** Begin Collected data **
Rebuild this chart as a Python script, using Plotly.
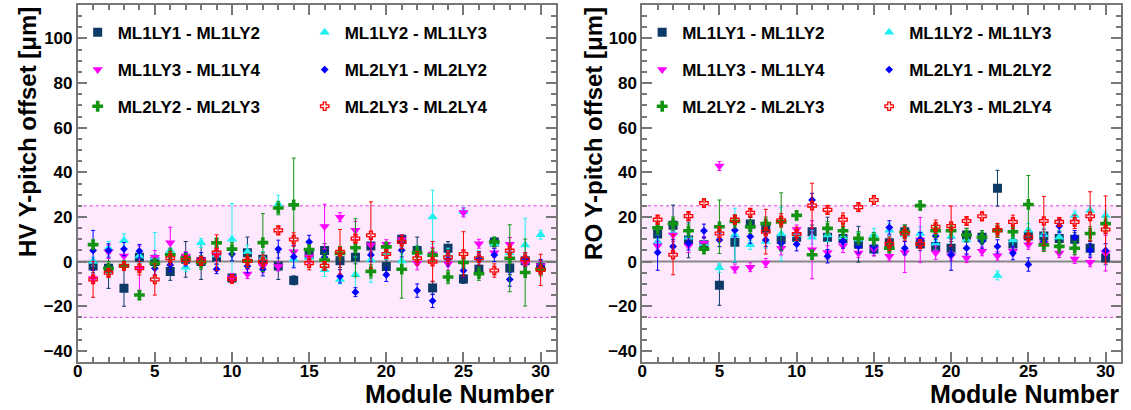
import plotly.graph_objects as go

W, H = 1131, 410

modules = list(range(1, 31))
series_names = ["ML1LY1 - ML1LY2", "ML1LY2 - ML1LY3", "ML1LY3 - ML1LY4",
                "ML2LY1 - ML2LY2", "ML2LY2 - ML2LY3", "ML2LY3 - ML2LY4"]
x_tick_vals = [0, 5, 10, 15, 20, 25, 30]
y_tick_vals = [-40, -20, 0, 20, 40, 60, 80, 100]

# ---------------- HV panel ----------------
hv_s1 = [-2, -3, -12, 2, 0, -4.4, 1, 0, 2, -7.4, 4, 1, -2, -8.4, 3, 5, 0.4, 2, 7, -2.2, 10, 5, -11.8, 6, -7.8, -3.4, 8.8, -2.9, 0.4, -2.5]
hv_s1_err = [3, 9, 8, 3, 3, 4, 8, 8, 3, 2, 7, 3, 6, 2, 2, 3, 3, 3, 3, 3, 2, 6, 3, 3, 2, 3, 2, 3, 3, 3]
hv_s2 = [0, 6, 9.5, 2.5, 2, 5, -2.5, 8.4, 3, 10, 4.4, 1.5, 25.7, 1, 2, -3.7, -8, -5.9, 0.7, 4, 0.3, 4, 20, 3, 22.3, 1.9, 8, 4, 7.4, 12]
hv_s2_err = [2, 3, 3, 3, 11, 3, 2, 2, 3, 16, 3, 3, 4, 3, 3, 3, 2, 8, 10, 3, 3, 3, 12, 3, 2, 3, 3, 3, 12, 2]
hv_s3 = [-7.6, 4.4, 2.5, -3, 2, 8.4, 2.5, 0.7, 3, -7.4, -5.6, -2, -2.2, 4.4, 2.2, 15.7, 19.9, 14, 7.4, 7.8, 9.9, -0.7, 3.4, -1, 22, 8, 4, 7.8, -0.7, -1.9]
hv_s3_err = [2, 3, 3, 10, 3, 7, 2, 2, 3, 2, 2, 3, 2, 3, 3, 10, 2, 4, 3, 2, 2, 3, 3, 3, 2, 2, 2, 3, 3, 2]
hv_s4 = [5, 5, 5.6, 4.7, -3, -1.5, 1, 1, -3.4, 3.4, -2, -3.4, 5.6, 2.2, 8.8, 2, -6.6, -13.7, 3, -5.9, 5.1, -13, -17.6, 1, -4, 1, 3, -8, 1, -2]
hv_s4_err = [9, 3, 3, 3, 3, 3, 3, 3, 2, 3, 3, 3, 4, 5, 3, 3, 3, 2, 3, 3, 3, 3, 3, 3, 3, 3, 3, 3, 3, 3]
hv_s5 = [7.6, -3, -1.8, -15, -0.7, 3, 1.5, -0.4, 8.4, 5.6, 0.3, 8.5, 24, 25.4, 5.4, 0.7, 3.7, 6.2, -4.4, 6.6, -3.4, 4, 2.9, -6.9, -0.4, -5.4, 8.8, 1.5, -4.9, -3.4]
hv_s5_err = [2, 3, 2, 2, 2, 3, 2, 3, 2, 3, 3, 13, 3, 21, 2, 3, 3, 13, 3, 2, 13, 3, 3, 3, 3, 3, 2, 15, 15, 3]
hv_s6 = [-8, -5, -2, -3, -8, 1.5, 0.7, 0.3, 4, -7.8, 0.3, 0, 14, 9.9, -0.7, -1.9, 4.4, 10.3, 11.8, 3.4, 8.8, 1.5, 0, 1.9, 3.4, 1.5, -4, 4.9, 1, -3.7]
hv_s6_err = [8, 2, 2, 3, 7, 3, 2, 2, 8, 2, 3, 3, 2, 3, 3, 2, 10, 2, 15, 2, 3, 3, 9, 3, 10, 3, 3, 3, 3, 7]

# ---------------- RO panel ----------------
ro_s1 = [12.4, 16.3, 9.7, 7.5, -10.6, 8.7, 16.8, 15.1, 10, 10.9, 13.4, 10.9, 10.4, 7.8, 5.6, 8.5, 13.4, 7.9, 6.8, 6, 11.9, 10.9, 32.9, 7.9, 11.5, 11.5, 10.4, 10, 6, 1.6]
ro_s1_err = [4, 9, 8, 3, 9, 9, 3, 3, 3, 3, 3, 9, 3, 8, 3, 3, 3, 3, 3, 3, 3, 3, 8, 3, 3, 3, 3, 3, 3, 3]
ro_s2 = [9, 13, 10.9, 8, -2.8, 11.9, 7.5, 9, 12.4, 12, 10.9, 11.9, 11, 10, 11.9, 14.1, 12, 12.6, 8.2, 11.2, 9.7, 11, -6.2, 9.7, 14.1, 12, 10.9, 20.7, 22.9, 20.7]
ro_s2_err = [3, 3, 3, 3, 2, 12, 2, 3, 12, 3, 3, 3, 3, 3, 3, 3, 3, 3, 3, 3, 3, 3, 2, 3, 3, 3, 3, 2, 2, 2]
ro_s3 = [7.1, 11.9, 7.1, 8.2, 42.8, -3.1, -2.5, -0.6, 6, 14.4, 5.3, 4.1, 7.1, 3.8, 5.6, 2.4, 4.1, 9.7, 4, 2.6, 1.6, 4.6, 2.6, 4.6, 7.5, 8, 3.8, 1.2, -0.3, 3.8]
ro_s3_err = [2, 3, 3, 3, 2, 2, 2, 2, 3, 2, 13, 3, 3, 2, 3, 2, 9, 10, 3, 2, 2, 2, 2, 2, 2, 3, 2, 2, 2, 8]
ro_s4 = [4.1, 6.8, 8.2, 13.8, 9.7, 14.1, 11.2, 9.7, 8.2, 7.8, 27.6, 2.4, 9, 6.8, 6.8, 15.3, 6, 10, 11.5, 3.1, 6, 9, 6.8, 3.8, -1.3, 9, 15.9, 10.9, 5, 5]
ro_s4_err = [8, 3, 3, 3, 3, 3, 3, 3, 3, 3, 3, 3, 3, 3, 3, 3, 3, 3, 3, 7, 3, 3, 3, 3, 3, 3, 3, 3, 3, 3]
ro_s5 = [15.1, 17, 13.8, 5.6, 15.6, 18, 15.6, 17, 17.8, 20.7, 3.1, 14.9, 13.8, 10.4, 10, 6, 13.4, 25.1, 13.8, 13.8, 11.9, 10.9, 13.8, 13.4, 25.6, 7.5, 6.8, 6, 12.6, 17]
ro_s5_err = [3, 3, 3, 2, 12, 3, 3, 3, 13, 2, 2, 3, 3, 3, 3, 2, 3, 2, 3, 3, 3, 3, 3, 3, 13, 3, 3, 3, 3, 3]
ro_s6 = [18.8, 3.1, 20.4, 26.2, 12.6, 18.8, 21.9, 13.4, 18.5, 12.4, 25.1, 23.2, 18.8, 24.4, 27.6, 8, 12.6, 7.9, 15.6, 15.9, 18.2, 20.3, 14.1, 17.8, 10.9, 18.2, 17.8, 17.8, 20.3, 14.4]
ro_s6_err = [2, 9, 2, 2, 3, 2, 2, 10, 3, 3, 10, 2, 3, 2, 2, 3, 3, 2, 3, 9, 2, 2, 3, 3, 3, 11, 2, 3, 11, 15]

hv_vals = [hv_s1, hv_s2, hv_s3, hv_s4, hv_s5, hv_s6]
hv_errs = [hv_s1_err, hv_s2_err, hv_s3_err, hv_s4_err, hv_s5_err, hv_s6_err]
ro_vals = [ro_s1, ro_s2, ro_s3, ro_s4, ro_s5, ro_s6]
ro_errs = [ro_s1_err, ro_s2_err, ro_s3_err, ro_s4_err, ro_s5_err, ro_s6_err]

colors = ["#0e3a68", "#1ff0f0", "#ff00ff", "#0000ff", "#129412", "#ff0000"]
symbols = ["square", "triangle-up", "triangle-down", "diamond", "cross", "cross-open"]
sizes = [9, 9, 9, 6, 9, 7]

FONT = "Liberation Sans, Arial, Helvetica, sans-serif"

top_px, bot_px = 5, 362
plot_h = bot_px - top_px


def py(pix):
    return (bot_px - pix) / plot_h


panels = [
    dict(x0=73, x1=553.5, xa="x", ya="y", vals=hv_vals, errs=hv_errs,
         legends=["legend", "legend2", "legend3"], title="HV Y-pitch offset [μm]", tx=22, lx=93),
    dict(x0=640, x1=1121, xa="x2", ya="y2", vals=ro_vals, errs=ro_errs,
         legends=["legend4", "legend5", "legend6"], title="RO Y-pitch offset [μm]", tx=591, lx=660),
]

fig = go.Figure()
for p in panels:
    for i in range(6):
        fig.add_trace(go.Scatter(
            x=modules, y=p["vals"][i], mode="markers", name="<b>" + series_names[i] + "</b>",
            xaxis=p["xa"], yaxis=p["ya"], legend=p["legends"][i // 2],
            marker=dict(symbol=symbols[i], size=sizes[i], color=colors[i],
                        line=dict(width=1.3 if i == 5 else 0, color=colors[i])),
            error_y=dict(type="data", array=p["errs"][i], color=colors[i], thickness=1, width=2),
        ))


def fmt(v):
    s = str(v)
    return "<b>" + s.replace("-", "\u2212") + "</b>"


axis_common = dict(
    showline=True, mirror="ticks", linecolor="#777", linewidth=1.5,
    ticks="inside", tickcolor="#777", tickwidth=1.5, ticklen=10,
    showgrid=False, zeroline=False,
    tickfont=dict(family=FONT, size=17, color="black"),
)

layout = dict(
    width=W, height=H, autosize=False,
    margin=dict(l=0, r=0, t=top_px, b=H - bot_px),
    paper_bgcolor="white", plot_bgcolor="white",
    showlegend=True,
    font=dict(family=FONT),
)

for k, p in enumerate(panels):
    sfx = "" if k == 0 else "2"
    layout["xaxis" + sfx] = dict(axis_common, domain=[p["x0"] / W, p["x1"] / W], range=[0, 31],
                                 tickmode="array", tickvals=x_tick_vals,
                                 ticktext=[fmt(v) for v in x_tick_vals],
                                 ticklabelstandoff=-7, anchor="y" + sfx,
                                 minor=dict(dtick=1, tick0=0, ticks="inside", ticklen=5,
                                            tickcolor="#777", tickwidth=1.5))
    layout["yaxis" + sfx] = dict(axis_common, domain=[0, 1], range=[-45, 115],
                                 tickmode="array", tickvals=y_tick_vals,
                                 ticktext=[fmt(v) for v in y_tick_vals],
                                 anchor="x" + sfx,
                                 minor=dict(dtick=5, tick0=0, ticks="inside", ticklen=5,
                                            tickcolor="#777", tickwidth=1.5))
    rows_px = [32.7, 70, 106.7]
    for r, lg in enumerate(p["legends"]):
        layout[lg] = dict(
            x=(p["lx"] - 20) / W, xanchor="left", y=py(rows_px[r]), yanchor="middle",
            orientation="h", entrywidth=182, entrywidthmode="pixels",
            bgcolor="rgba(0,0,0,0)", borderwidth=0,
            font=dict(family=FONT, size=17, color="black"),
            itemsizing="trace",
        )

fig.update_layout(**layout)

shapes = []
annotations = []
for k, p in enumerate(panels):
    xr = "x" if k == 0 else "x2"
    yr = "y" if k == 0 else "y2"
    shapes.append(dict(type="rect", xref=xr, yref=yr, x0=0, x1=31, y0=-25, y1=25,
                       fillcolor="#fee8fe", line=dict(width=0), layer="below"))
    for yv in (-25, 25):
        shapes.append(dict(type="line", xref=xr, yref=yr, x0=0, x1=31, y0=yv, y1=yv,
                           line=dict(color="#e040e0", width=1, dash="dot"), layer="below"))
    shapes.append(dict(type="line", xref=xr, yref=yr, x0=0, x1=31, y0=0, y1=0,
                       line=dict(color="#888", width=2), layer="below"))
    annotations.append(dict(text="<b>" + p["title"] + "</b>", xref="paper", yref="paper",
                            x=p["tx"] / W, y=1, xanchor="center", yanchor="top",
                            textangle=-90, showarrow=False,
                            font=dict(family=FONT, size=24, color="black")))
    annotations.append(dict(text="<b>Module Number</b>", xref="paper", yref="paper",
                            x=p["x1"] / W, y=py(394), xanchor="right", yanchor="middle",
                            showarrow=False,
                            font=dict(family=FONT, size=25, color="black")))

fig.update_layout(shapes=shapes, annotations=annotations)
fig.write_html("out.html")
** End Collected data **
**Given problem:**
The lines from the start of the data through the line that contains "W, H = 1131, 410" are to be returned exactly, please, with both ends included and every picture left out.

**Answer to this problem:**
Rebuild this chart as a Python script, using Plotly.
import plotly.graph_objects as go

W, H = 1131, 410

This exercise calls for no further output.